By Karl J. Paloucek
If you don’t know who she is, you must be an expert at hiding from all forms of media. It’s been nearly a decade and a half since J.K. Rowling’s Harry Potter series first captivated young readers. (The final film based on her books, Harry Potter and the Deathly Hallows: Part 2, premieres in theaters today, and it has already set a midnight screening record.) Many of those initial young eyes are now likely finishing college, some are getting married, some are having children and many, in these recent economically challenging times, are coming to grips with how tough the real world can be. Some might even be wishing they had a bit of that magic that they’ve never forgotten from Rowling’s books.

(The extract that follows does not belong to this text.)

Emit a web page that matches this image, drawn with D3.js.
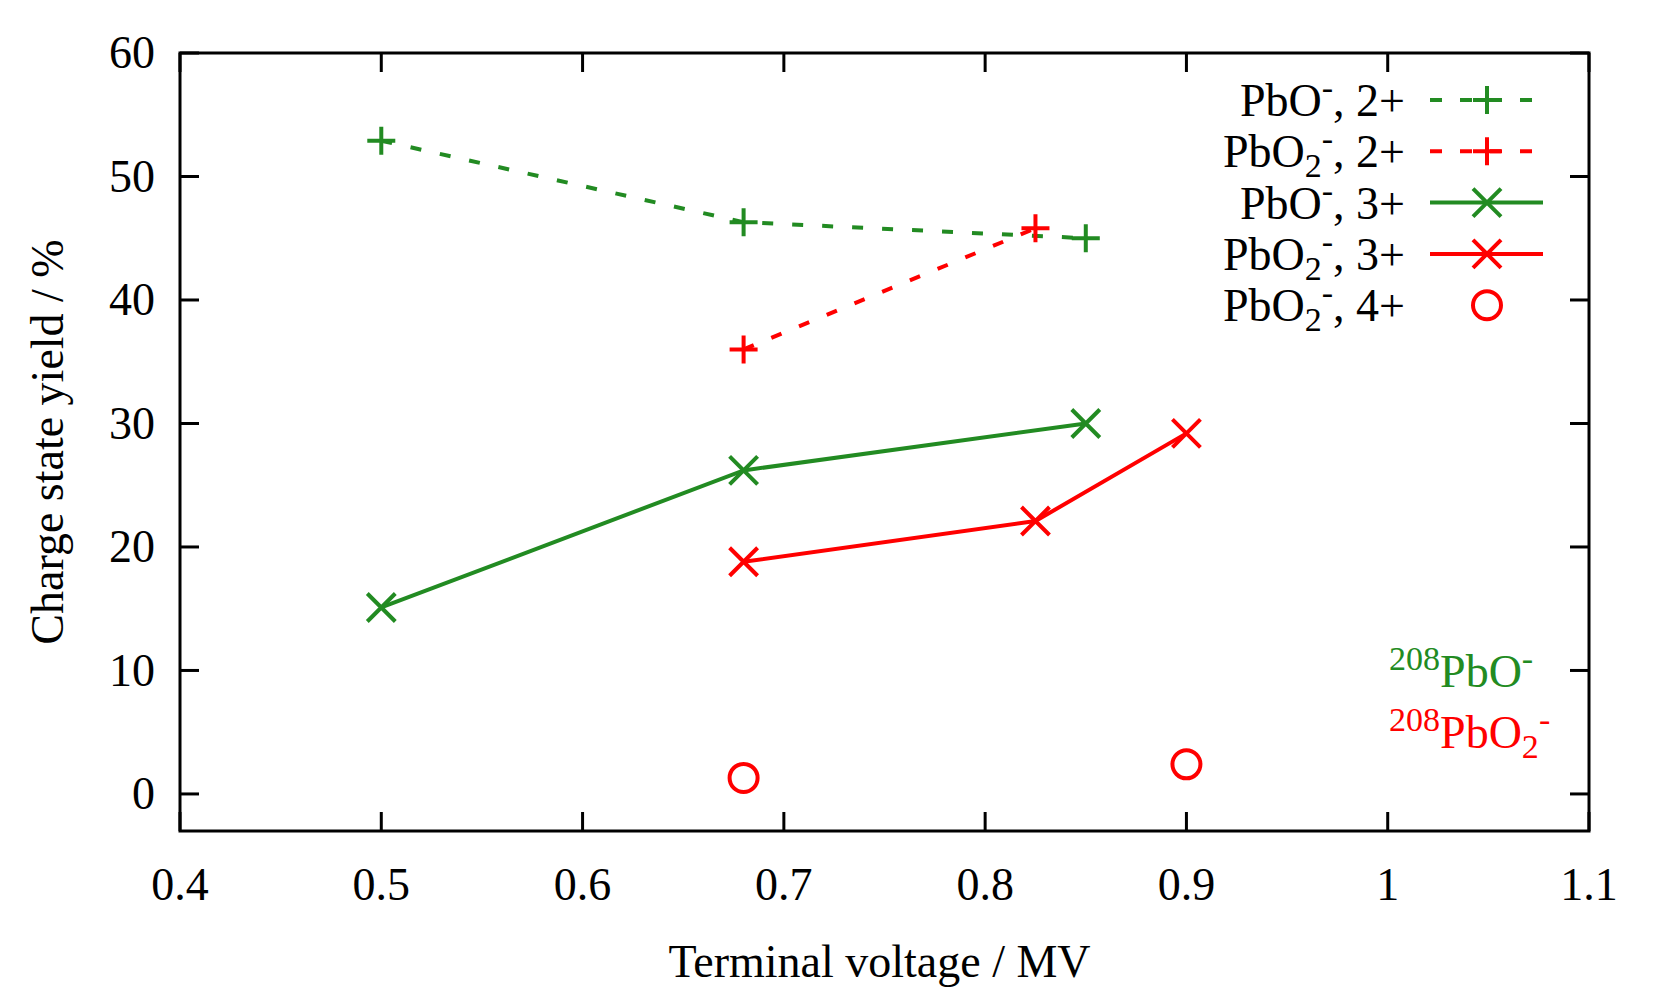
<!DOCTYPE html>
<html>
<head>
<meta charset="utf-8">
<script src="https://cdn.jsdelivr.net/npm/d3@7"></script>
<style>
  body { margin: 0; background: #fff; }
  svg text { font-family: "Liberation Serif", "Times New Roman", serif; }
</style>
</head>
<body>
<svg id="chart"></svg>
<script>
// data
var xTicks = [0.4, 0.5, 0.6, 0.7, 0.8, 0.9, 1.0, 1.1];
var xTickLabels = ["0.4", "0.5", "0.6", "0.7", "0.8", "0.9", "1", "1.1"];
var yTicks = [0, 10, 20, 30, 40, 50, 60];

var pbo2Voltage = [0.5, 0.68, 0.85];
var pbo2Yield = [52.9, 46.3, 45.0];
var pbo22Voltage = [0.68, 0.825];
var pbo22Yield = [36.0, 45.8];
var pbo3Voltage = [0.5, 0.68, 0.85];
var pbo3Yield = [15.1, 26.2, 30.0];
var pbo23Voltage = [0.68, 0.825, 0.9];
var pbo23Yield = [18.8, 22.1, 29.2];
var pbo24Voltage = [0.68, 0.9];
var pbo24Yield = [1.3, 2.4];

var green = "#228b22", red = "#ff0000";

let W = 1661, H = 997;
let margin = {top: 53, right: 72, bottom: 166, left: 180},
    width = W - margin.left - margin.right,
    height = H - margin.top - margin.bottom;

let svg = d3.select("#chart")
  .attr("width", W)
  .attr("height", H);

let g = svg.append("g")
  .attr("transform", "translate(" + margin.left + "," + margin.top + ")");

let x = d3.scaleLinear().domain([0.4, 1.1]).range([0, width]);
let y = d3.scaleLinear().domain([-3, 60]).range([height, 0]);

let fs = 46;
let tickLen = 19;

// ticks on all four sides (inward)
let ticks = g.append("g").attr("stroke", "#000").attr("stroke-width", 3);
xTicks.forEach(function(t) {
  ticks.append("line").attr("x1", x(t)).attr("x2", x(t)).attr("y1", height).attr("y2", height - tickLen);
  ticks.append("line").attr("x1", x(t)).attr("x2", x(t)).attr("y1", 0).attr("y2", tickLen);
});
yTicks.forEach(function(t) {
  ticks.append("line").attr("x1", 0).attr("x2", tickLen).attr("y1", y(t)).attr("y2", y(t));
  ticks.append("line").attr("x1", width).attr("x2", width - tickLen).attr("y1", y(t)).attr("y2", y(t));
});

// tick labels
g.selectAll(".xlab")
  .data(xTicks)
  .enter().append("text")
  .attr("x", function(d) { return x(d); })
  .attr("y", height + 69)
  .attr("text-anchor", "middle")
  .attr("font-size", fs)
  .text(function(d, i) { return xTickLabels[i]; });

g.selectAll(".ylab")
  .data(yTicks)
  .enter().append("text")
  .attr("x", -25)
  .attr("y", function(d) { return y(d); })
  .attr("dy", "0.33em")
  .attr("text-anchor", "end")
  .attr("font-size", fs)
  .text(function(d) { return d; });

// frame
g.append("rect")
  .attr("width", width).attr("height", height)
  .attr("fill", "none").attr("stroke", "#000").attr("stroke-width", 3);

// axis titles
svg.append("text")
  .attr("x", margin.left + width / 2 - 5)
  .attr("y", 977)
  .attr("text-anchor", "middle")
  .attr("font-size", fs)
  .text("Terminal voltage / MV");

svg.append("text")
  .attr("transform", "translate(63," + 442 + ") rotate(-90)")
  .attr("text-anchor", "middle")
  .attr("font-size", fs)
  .text("Charge state yield / %");

// markers
function plus(sel, cx, cy, color) {
  let s = 14;
  sel.append("path")
    .attr("d", "M" + (cx - s) + "," + cy + "H" + (cx + s) + "M" + cx + "," + (cy - s) + "V" + (cy + s))
    .attr("stroke", color).attr("stroke-width", 4).attr("fill", "none");
}
function cross(sel, cx, cy, color) {
  let s = 14;
  sel.append("path")
    .attr("d", "M" + (cx - s) + "," + (cy - s) + "L" + (cx + s) + "," + (cy + s) +
               "M" + (cx - s) + "," + (cy + s) + "L" + (cx + s) + "," + (cy - s))
    .attr("stroke", color).attr("stroke-width", 4).attr("fill", "none");
}
function circle(sel, cx, cy, color) {
  sel.append("circle")
    .attr("cx", cx).attr("cy", cy).attr("r", 14)
    .attr("stroke", color).attr("stroke-width", 4).attr("fill", "none");
}

let series = [
  {label: [["PbO", 0], ["-", -1], [", 2+", 0]], xs: pbo2Voltage, ys: pbo2Yield, color: green, dash: "11,19", mark: plus},
  {label: [["PbO", 0], ["2", 1], ["-", -1], [", 2+", 0]], xs: pbo22Voltage, ys: pbo22Yield, color: red, dash: "11,19", mark: plus},
  {label: [["PbO", 0], ["-", -1], [", 3+", 0]], xs: pbo3Voltage, ys: pbo3Yield, color: green, dash: null, mark: cross},
  {label: [["PbO", 0], ["2", 1], ["-", -1], [", 3+", 0]], xs: pbo23Voltage, ys: pbo23Yield, color: red, dash: null, mark: cross},
  {label: [["PbO", 0], ["2", 1], ["-", -1], [", 4+", 0]], xs: pbo24Voltage, ys: pbo24Yield, color: red, dash: "none", mark: circle}
];

let line = d3.line()
  .x(function(d) { return x(d[0]); })
  .y(function(d) { return y(d[1]); });

series.forEach(function(s) {
  let pts = s.xs.map(function(v, i) { return [v, s.ys[i]]; });
  if (s.dash !== "none") {
    g.append("path")
      .attr("d", line(pts))
      .attr("fill", "none")
      .attr("stroke", s.color)
      .attr("stroke-width", 4)
      .attr("stroke-dasharray", s.dash);
  }
  pts.forEach(function(p) { s.mark(g, x(p[0]), y(p[1]), s.color); });
});

// rich text helper: level 0 normal, 1 subscript, -1 superscript
function richText(sel, parts, size) {
  let cur = 0;
  parts.forEach(function(p) {
    let shift = p[1] === 1 ? 10 : (p[1] === -1 ? -17 : 0);
    sel.append("tspan")
      .attr("dy", shift - cur)
      .attr("font-size", p[1] === 0 ? size : size * 0.74)
      .text(p[0]);
    cur = shift;
  });
}

// legend
let legend = svg.append("g");
series.forEach(function(s, i) {
  let ly = 100 + i * 51.3;
  let t = legend.append("text")
    .attr("x", 1405)
    .attr("y", ly + 16)
    .attr("text-anchor", "end")
    .attr("font-size", fs);
  richText(t, s.label, fs);
  if (s.dash !== "none") {
    legend.append("line")
      .attr("x1", 1430).attr("x2", 1543).attr("y1", ly).attr("y2", ly)
      .attr("stroke", s.color).attr("stroke-width", 4)
      .attr("stroke-dasharray", s.dash ? "12,18" : null);
  }
  s.mark(legend, 1487, ly, s.color);
});

// isotope annotations
let a1 = svg.append("text").attr("x", 1389).attr("y", 687).attr("font-size", fs).attr("fill", green);
richText(a1, [["208", -1], ["PbO", 0], ["-", -1]], fs);
let a2 = svg.append("text").attr("x", 1389).attr("y", 748).attr("font-size", fs).attr("fill", red);
richText(a2, [["208", -1], ["PbO", 0], ["2", 1], ["-", -1]], fs);
</script>
</body>
</html>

Before Rowling had her own first taste of success, she didn’t have it so easy herself. But her story is almost more inspiring than that of Harry Potter’s, and now it’s the subject of an original television movie. Magic Beyond Words: The J.K. Rowling Story, premiering on Lifetime July 18, stars Poppy Montgomery as the author whose flights of fancy as a young girl and encouragement from her mother led her to become one of the most wildly popular publishing phenomena of all time.
It’s an unauthorized biographical film, but based on the well-known rags-to-riches story of Rowling’s improbable and fantastic rise to fame. Beginning with an interpretation of her childhood, playing at witches and magic with her sister and others, the film carries through her rebellious teen years and beyond, when a series of impetuous personal decisions set her on a difficult path. After escaping a disastrous marriage to a Portuguese man, she finds herself a single mother on the dole. But with the right encouragement and a wealth of inner strength, she manages to set the literary world afire with the results of her passion.
As made-for-TV biopics go, it’s a good effort, if a little lacking in subtlety at times, particularly where the “winks” it gives to certain real-life references that fans of the books and films will recognize are concerned. But it’s a girl-power film about a girl-power story, at heart, and should be enjoyable for anyone who’s a fan, of either gender, whether 8 or 80.